- Born: 1878
- Died: 30 January 1934 (aged 56) Port of Spain
- Occupation: Civil engineer
- Spouse: Agnes K. Law
- Children: 1 son and 2 daughters

= John Strachan (engineer) =

British engineer

John Strachan CMG (1878 – 30 January 1934) was a British civil engineer who spent his career in Ceylon and the Federated Malay States.

== Early life ==
Born in 1878, John Strachan was the son of John Strachan, civil engineer, who followed his father into the engineering profession, and received his training whilst working on railway and dock works.

== Career ==
In 1911, he went to Ceylon to join the Public Works Department, first as assistant chief engineer and later as chief engineer, of the Colombo Lake Development Scheme, and also served as assistant director of the Public Works Department.

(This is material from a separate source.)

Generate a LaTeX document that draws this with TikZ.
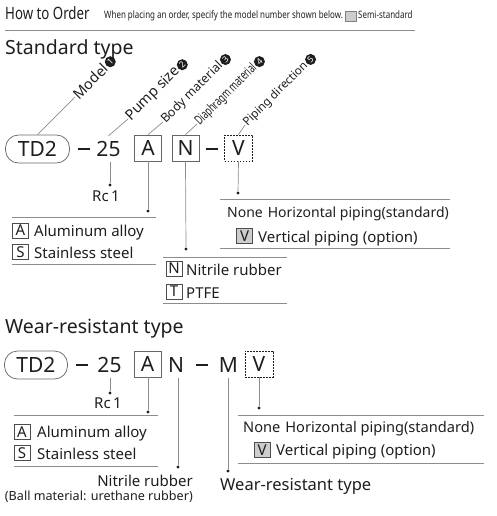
\documentclass[tikz,border=0pt]{standalone}
\usepackage{fontspec}
\setmainfont{Noto Sans}
\newfontfamily\narrowfont[FakeStretch=0.78]{Noto Sans}
\newfontfamily\thinfont[FakeStretch=0.66]{Noto Sans}
\usetikzlibrary{positioning,calc}
\definecolor{leadgray}{RGB}{140,140,140}
\definecolor{keygray}{RGB}{205,205,205}
\definecolor{inkblack}{RGB}{30,30,30}
\newcommand{\fs}[1]{\fontsize{#1}{#1}\selectfont}
\newcommand{\codedash}{\vphantom{2}\rule[6.9pt]{12pt}{1.3pt}}

\begin{document}
\begin{tikzpicture}[x=1pt, y=-1pt,
  code/.style={font=\fs{21}, inner sep=0pt, text=inkblack, minimum height=26pt},
  codebox/.style={code, draw=black!60, line width=0.8pt, minimum width=27pt},
  optbox/.style={code, draw=inkblack, line width=0.8pt, minimum width=28pt, dash pattern=on 1.6pt off 1.4pt},
  modelbox/.style={code, draw=black!60, line width=0.7pt, rounded corners=13pt, minimum width=64pt, minimum height=28pt},
  lbl/.style={font=\fs{#1}, inner sep=0.5pt, rotate=45, anchor=west, text=inkblack},
  lbl/.default=13,
  num/.style={circle, fill=inkblack, text=white, font=\fs{8.5}\bfseries, inner sep=0pt, minimum size=11pt, rotate=45, anchor=west},
  lead/.style={draw=leadgray, line width=0.7pt},
  dot/.style={circle, fill=inkblack, inner sep=0pt, minimum size=3.4pt},
  txt/.style={font=\fs{15}, inner sep=0pt, text=inkblack, anchor=base west},
  key/.style={draw=black!70, line width=0.6pt, font=\fs{15}, inner sep=0pt, minimum width=16pt, minimum height=15pt, text=inkblack},
  semikey/.style={key, fill=keygray},
  rule/.style={draw=leadgray, line width=0.8pt}
]
\useasboundingbox (0,0) rectangle (496,516);

% header
\node[font=\narrowfont\fs{17}, inner sep=0pt, anchor=base west, text=inkblack] (howto) at (5,20) {How to Order};
\node[font=\narrowfont\fs{10.2}, inner sep=0pt, anchor=base west, text=inkblack] (hint) at (104,19) {When placing an order, specify the model number shown below.};
\node[draw=black!50, fill=keygray, inner sep=0pt, minimum width=11pt, minimum height=10pt] (semi) at (350.5,16) {};
\node[font=\narrowfont\fs{10.2}, inner sep=0pt, anchor=base west, text=inkblack] (semitxt) at (358,19) {Semi-standard};
\draw[rule] (5,30) -- (415,30);

% standard type
\node[font=\fs{19.5}, inner sep=0pt, anchor=base west, text=inkblack] (stdtitle) at (5,54.5) {Standard type};

\node[modelbox] (td2) at (37.5,149) {TD2};
\node[code] (dash1) at (84,149) {\codedash};
\node[code] (n25) at (108.5,149) {25};
\node[codebox] (boxA) at (148,148) {A};
\node[codebox] (boxN) at (185.5,148) {N};
\node[code] (dash2) at (211.5,149) {\codedash};
\node[optbox] (boxV) at (238.5,148) {V};

\coordinate (cm1) at (75,97);
\coordinate (cm2) at (128,119);
\coordinate (cm3) at (163,122);
\coordinate (cm4) at (197,124);
\coordinate (cm5) at (245,125);
\draw[lead] (td2.north) -- (cm1);
\draw[lead] (n25.north) -- (cm2);
\draw[lead] (boxA.north) -- (cm3);
\draw[lead] (boxN.north) -- (cm4);
\draw[lead] (boxV.north) -- (cm5);
\node[lbl=14.5] (lmodel) at (cm1) {Model};
\node[lbl=14.5] (lsize) at (cm2) {Pump size};
\node[lbl=12.4] (lbody) at (cm3) {Body material};
\node[lbl, font=\thinfont\fs{13}] (ldia) at (cm4) {Diaphragm material};
\node[lbl=11.6] (lpipe) at (cm5) {Piping direction};
\node[num] (c1) at (lmodel.east) {1};
\node[num] (c2) at (lsize.east) {2};
\node[num] (c3) at (lbody.east) {3};
\node[num] (c4) at (ldia.east) {4};
\node[num] (c5) at (lpipe.east) {5};

\node[dot] (d25) at (110,185) {};
\node[dot] (dA) at (148,211) {};
\node[dot] (dN) at (186,249) {};
\node[dot] (dV) at (238,193) {};
\draw[lead] (d25 |- n25.south) -- (d25);
\draw[lead] (boxA.south) -- (dA);
\draw[lead] (boxN.south) -- (dN);
\draw[lead] (boxV.south) -- (dV);

\node[txt] (rc) at (92,201.5) {Rc\kern2.5pt1};

\draw[rule] (12,217) -- (156,217);
\node[key] (kA) at (20.5,230.5) {A};
\node[txt] (tA) at (34,236.5) {Aluminum alloy};
\node[key] (kS) at (20.5,252) {S};
\node[txt] (tS) at (34,258.5) {Stainless steel};
\draw[rule] (12,264) -- (156,264);

\draw[rule] (163,257) -- (287,257);
\node[key] (kN) at (174,268.5) {N};
\node[txt] (tN) at (186,275) {Nitrile rubber};
\node[key] (kT) at (174,291.5) {T};
\node[txt] (tT) at (186,298) {PTFE};
\draw[rule] (163,303) -- (287,303);

\draw[rule] (220,199) -- (450,199);
\node[txt, font=\fs{14}] (tnone) at (227,217) {None\hspace{5pt}Horizontal piping(standard)};
\node[semikey] (kV) at (244.5,236) {V};
\node[txt] (tV) at (258,242) {Vertical piping (option)};
\draw[rule] (220,248) -- (450,248);

% wear-resistant type
\node[font=\fs{19.5}, inner sep=0pt, anchor=base west, text=inkblack] (weartitle) at (5,333.5) {Wear-resistant type};

\node[modelbox, minimum width=63pt] (td2b) at (36,365) {TD2};
\node[code] (dash3) at (82,365) {\codedash};
\node[code] (n25b) at (109.5,365) {25};
\node[codebox] (boxAb) at (147.5,364) {A};
\node[code] (nb) at (176,365) {N};
\node[code] (dash4) at (202,365) {\codedash};
\node[code] (mb) at (228.5,365) {M};
\node[optbox] (boxVb) at (259,364) {V};

\node[dot] (d25b) at (110,393) {};
\node[dot] (dAb) at (148,412) {};
\node[dot] (dNb) at (178,467) {};
\node[dot] (dMb) at (228,471) {};
\node[dot] (dVb) at (259,408) {};
\draw[lead] (d25b |- n25b.south) -- (d25b);
\draw[lead] (dAb |- boxAb.south) -- (dAb);
\draw[lead] (dNb |- nb.south) -- (dNb);
\draw[lead] (dMb |- mb.south) -- (dMb);
\draw[lead] (boxVb.south) -- (dVb);

\node[txt] (rcb) at (94,408) {Rc\kern2.5pt1};

\draw[rule] (14,415) -- (158,415);
\node[key] (kAb) at (22,432) {A};
\node[txt] (tAb) at (37,437) {Aluminum alloy};
\node[key] (kSb) at (22,453) {S};
\node[txt] (tSb) at (37,459) {Stainless steel};
\draw[rule] (14,466) -- (158,466);

\node[txt, anchor=base east] (tNb) at (193,486) {Nitrile rubber};
\node[txt, anchor=base east, font=\fs{12.6}] (tball) at (193,500) {(Ball material: urethane rubber)};
\node[txt, font=\fs{16.5}] (tMb) at (220,490) {Wear-resistant type};

\draw[rule] (238,415) -- (484,415);
\node[txt, font=\fs{14.6}] (tnoneb) at (243,432) {None\hspace{5pt}Horizontal piping(standard)};
\node[semikey] (kVb) at (262,450) {V};
\node[txt] (tVb) at (276,455) {Vertical piping (option)};
\draw[rule] (238,463) -- (484,463);
\end{tikzpicture}
\end{document}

In 1912, he was appointed assistant director, and later director, of the Public Works Department of the Federated Malay States. In 1923, he returned to Ceylon as director of the Public Works Department, and became a member of the Legislative Council, and Chairman of the Electrical Public Works Advisory.

In 1927, he returned to the Federated Malay States to take up the post of General Manager and Chief Engineer of the Federated Malay States Railways. The appointment caused some surprise because he had no experience of railway administration, although he was used to managing large departments, and had the engineering knowledge which was required at a time when Federated Malay States Railways was involved in major expansion of its network.

During his five-year administration, Strachan was associated with several major projects. At the beginning of his administration, the railways in Perak, Pahang and Kelantan suffered widespread damage due to unprecedented flooding, and he had to carry out extensive repair works. In the same year, he oversaw the completion of the East Coast Line which passed through many hundreds of miles of jungle territory. Other works with which he was involved include redirecting the Singapore rail line around the western suburbs, and the construction of a new railway station near the docks in 1932, and the renewal of the Johore railway lease.

In addition, he had to manage the effects of the economic depression at the beginning of the 1930s when the revenues of the Federated Malay States Railways, which earned $23 million in 1929, fell by 60%. Strachan was obliged to reduce costs by laying off staff and scaling back its construction programme.

Whilst head of Federated Malay States Railways, he also served as a member of the Federal Council from 1927 to 1930, and was President of the Engineering Association of Malaya, and the Malayan branch of the Institute of Civil Engineers. He was also a member of the Institute of Civil Engineers, the Institute of Transport, and the Institute of Structural Engineers.

In 1932, he resigned when he was appointed Director of Transport in Trinidad to investigate the financial losses of Trinidad railways.

== Personal life and death ==
Strachan died on 30 January 1934 in Port of Spain, Trinidad, after a brief illness, aged 56. He was married to Agnes K. Law, and they had one son and two daughters.

== Honours and legacy ==
Strachan was appointed CMG in the 1933 King's Birthday Honours. Strachan Road, behind Sentul Komuter station in Kuala Lumpur was named after him.